The anuvakas of Sri Rudram correspond to the eleven hymns of TS 4.5, with the final anuvaka extended by an additional eight verses, including the Mahamrityunjaya Mantra. The central Saivite mantra, Aum Namah Sivaya is also derived from the Sri Rudram, it appears (without the aum) in TS 4.5.8.l.

There are eleven hymns; each has its own purpose and meaning. For instance, the seventh anuvakam is for education, progeny; the eighth anuvakam is for the destruction of enemies and the possession of one's own things from them.

The second part of the text, corresponding to TS 4.7, asks God for the fulfillment of wishes. The repeated phrase, cha me literally means, and to me [be this granted], accompanied by a list of desirables, which are primarily necessary appurtenances for Vedic sacrifices.

The original context of the Chamakam is the piling up of the fire-altar of the Vedic religion. The hymn invokes, apart from Agni and Vishnu at the beginning, a pantheon of Vedic deities that are successively linked with Indra to enable the yajamana or sacrificer/patron to successfully perform Vedic fire sacrifices or yagnyas, such as the Agnishthoma, Somayaga, and the Ashwamedha.
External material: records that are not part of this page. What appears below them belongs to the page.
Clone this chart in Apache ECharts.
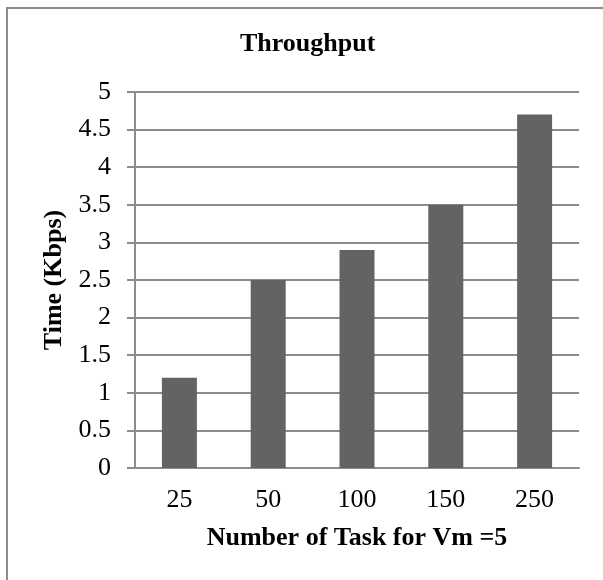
<!DOCTYPE html>
<html>
<head>
<meta charset="utf-8">
<script src="https://cdn.jsdelivr.net/npm/echarts@6/dist/echarts.min.js"></script>
<style>html,body{margin:0;padding:0;background:#fff}#c{width:603px;height:580px}</style>
</head>
<body>
<div id="c"></div>
<script>
const categories = ['25', '50', '100', '150', '250'];
const throughput = [1.2, 2.5, 2.9, 3.5, 4.7];
const yTicks = { min: 0, max: 5, interval: 0.5 };

const serif = '"Liberation Serif", "DejaVu Serif", serif';
const chart = echarts.init(document.getElementById('c'), null, { renderer: 'canvas' });
chart.setOption({
  animation: false,
  backgroundColor: '#fff',
  title: {
    text: 'Throughput',
    left: 235, top: 26,
    textStyle: { fontFamily: serif, fontWeight: 'bold', fontSize: 26, color: '#000' }
  },
  graphic: [{
    type: 'rect', silent: true,
    shape: { x: 7, y: 8, width: 800, height: 800 },
    style: { fill: 'none', stroke: '#8c8c8c', lineWidth: 2 }
  }],
  grid: { left: 135, right: 24, top: 92, bottom: 112 },
  xAxis: {
    type: 'category',
    data: categories,
    name: 'Number of Task for Vm =5',
    nameLocation: 'middle',
    nameGap: 57,
    nameTextStyle: { fontFamily: serif, fontWeight: 'bold', fontSize: 26, color: '#000' },
    axisLine: { show: true, lineStyle: { color: '#8c8c8c', width: 2 } },
    axisTick: { show: false },
    axisLabel: { fontFamily: serif, fontSize: 26, color: '#000', margin: 19 }
  },
  yAxis: {
    type: 'value',
    min: yTicks.min, max: yTicks.max, interval: yTicks.interval,
    name: 'Time (Kbps)',
    nameLocation: 'middle',
    nameGap: 65,
    nameTextStyle: { fontFamily: serif, fontWeight: 'bold', fontSize: 26, color: '#000' },
    axisLine: { show: true, lineStyle: { color: '#8c8c8c', width: 2 } },
    axisTick: { show: true, length: 8, lineStyle: { color: '#8c8c8c', width: 2 } },
    splitLine: { show: true, lineStyle: { color: '#8c8c8c', width: 2 } },
    axisLabel: { fontFamily: serif, fontSize: 26, color: '#000', margin: 24 }
  },
  series: [{
    type: 'bar',
    data: throughput,
    barWidth: 35,
    itemStyle: { color: '#636363' }
  }]
});
</script>
</body>
</html>
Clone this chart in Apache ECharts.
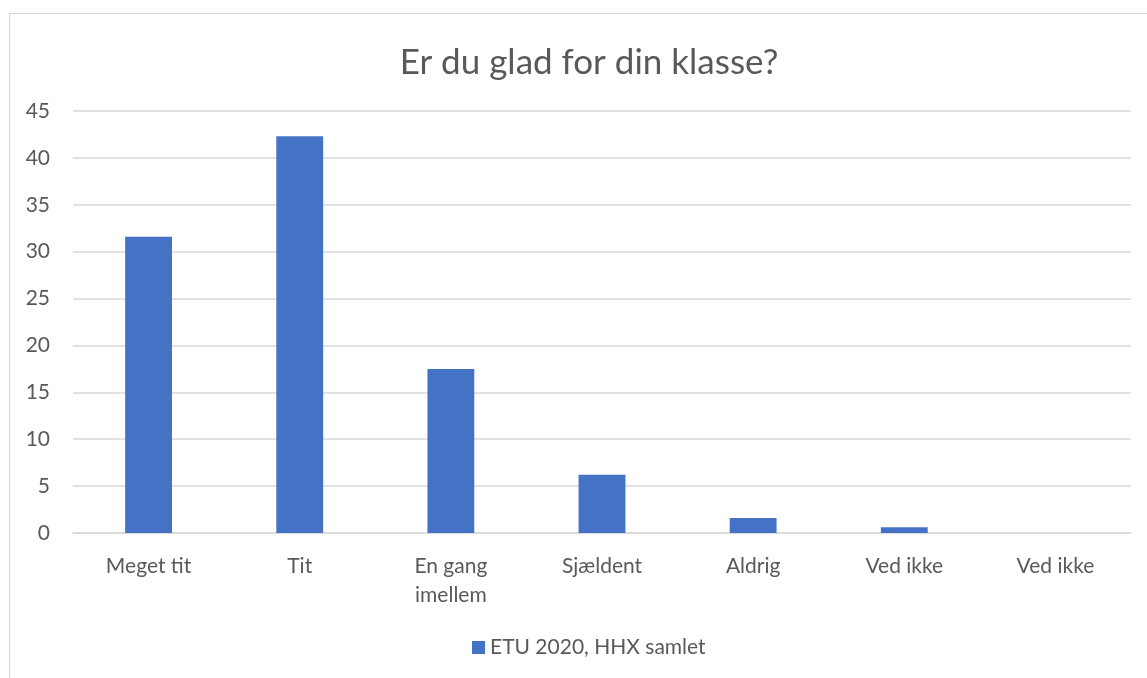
<!DOCTYPE html>
<html><head><meta charset="utf-8">
<script src="https://cdn.jsdelivr.net/npm/echarts@6/dist/echarts.min.js"></script>
<style>html,body{margin:0;padding:0;background:#fff}#c{width:1147px;height:678px}
#frame{position:absolute;left:9px;top:13px;width:1160px;height:700px;border:1px solid #d9d9d9;pointer-events:none}</style>
</head><body><div id="c"></div><div id="frame"></div>
<script>
const categories = ['Meget tit', 'Tit', 'En gang\nimellem', 'Sjældent', 'Aldrig', 'Ved ikke', 'Ved ikke'];
const values = [31.6, 42.3, 17.5, 6.2, 1.6, 0.6, 0];
const seriesName = 'ETU 2020, HHX samlet';
const titleText = 'Er du glad for din klasse?';
const FONT = 'Lato, "Open Sans", sans-serif';
const chart = echarts.init(document.getElementById('c'));
chart.setOption({
  animation: false,
  title: { text: titleText, left: 584, top: 40, textAlign: 'center',
    textStyle: { fontFamily: FONT, fontSize: 35, fontWeight: 'normal', color: '#595959' } },
  grid: { left: 73, right: 16, top: 111, bottom: 145, containLabel: false },
  legend: { bottom: 15, left: 467, itemWidth: 13, itemHeight: 13, itemGap: 7,
    icon: 'rect', textStyle: { fontFamily: FONT, fontSize: 21, color: '#595959' } },
  xAxis: { type: 'category', data: categories,
    axisLine: { lineStyle: { color: '#d9d9d9', width: 1.5 } }, axisTick: { show: false },
    axisLabel: { fontFamily: FONT, fontSize: 21, color: '#595959', margin: 19, lineHeight: 29, interval: 0 } },
  yAxis: { type: 'value', min: 0, max: 45, interval: 5,
    axisLine: { show: false }, axisTick: { show: false },
    splitLine: { lineStyle: { color: '#d9d9d9', width: 1.5 } },
    axisLabel: { fontFamily: FONT, fontSize: 21, color: '#595959', margin: 23 } },
  series: [{ name: seriesName, type: 'bar', data: values, barWidth: '31%',
    itemStyle: { color: '#4472C4' } }]
});
</script></body></html>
The Chamakam can be interpreted both as a preparatory for a physical external sacrificial ritual, and the inner, possibly yogic sacrifice involving pranic control, since the yogic vital airs are explicitly mentioned as sacrificial adjuncts in anuvaka, or stanza 10.11th Anuvaka of Chamakam [ref]

          Eka cha may, thisra cha may, panchas cha may, saptha cha may, nava cha may

          Ekadasa cha may, tryodasa cha may, pancha dasa cha may, saptha dasa cha may,

          Nava dasa cha may, eka trimsathis cha may, tryovimsathis cha may,

          Pancha vimsathis cha may, saptha vimsathis cha may, nava vimsathis cha may,

          Eka trimsathis cha may, tryatrimsathis cha may, pancha trimsathis cha may,

          Chathasras cha may, ashtou cha may, dwadasa cha may, shodasa cha may,

          Vimsathis cha may, chatur vimsathis cha may, ashtaa vimsathis cha may,

          Dwathrimasthis cha may, shat trimsas cha may, chatvarimsa cha may,

          Chathus chathvarimsa cha may, ashta chatvarimsa cha may,

          Vaajas cha prasavas cha pijascha kradis cha suvas cha moordha cha

          Vyasniyas cha anthyayanas cha anthyas cha

          Bhouvans cha bhuvanas chadhipadhis cha. ||


Eka cha may mean 1,

The square root of 1 = 1.


thisra cha may means 1+3 = 4.

The square root of 4 = 2.


Panchas cha may means 5+4 = 9.

The square root of 9 = 3.


Sapta cha may means 7 + 9 = 16.

Square root of 16 = 4.


Nava cha may means 9 + 16 = 25.

Square root of 25 = 5.


Ekadasa cha may means 11 + 25 = 36.

Square root of 36 = 6.


Tryodasa cha may means 13 + 36 = 49.

Square root of 49 = 7.


This goes on till Nava ving satis cha may where you derive 361 + 39 = 400 and the square root of 400 = 20.

The algorithm described in this 11th anuvaka of chamakam has odd numbers in them with hidden even numbers between them.

This description is about multiple combinations of atoms to form various molecules.

Siva is described to be in anu-poorva sthiti (pre-atomic state), which means electrons, protons, and neutrons. They combine to form atoms and these atoms when they combine in different numbers will form molecules. Vishnu (mean, the one who is spread all over) is such molecules that create elements and substances in this creation.

Acharya Kada used these concepts to Vaishesika Sutras, which describe Laws of Motion & Concept of Atom.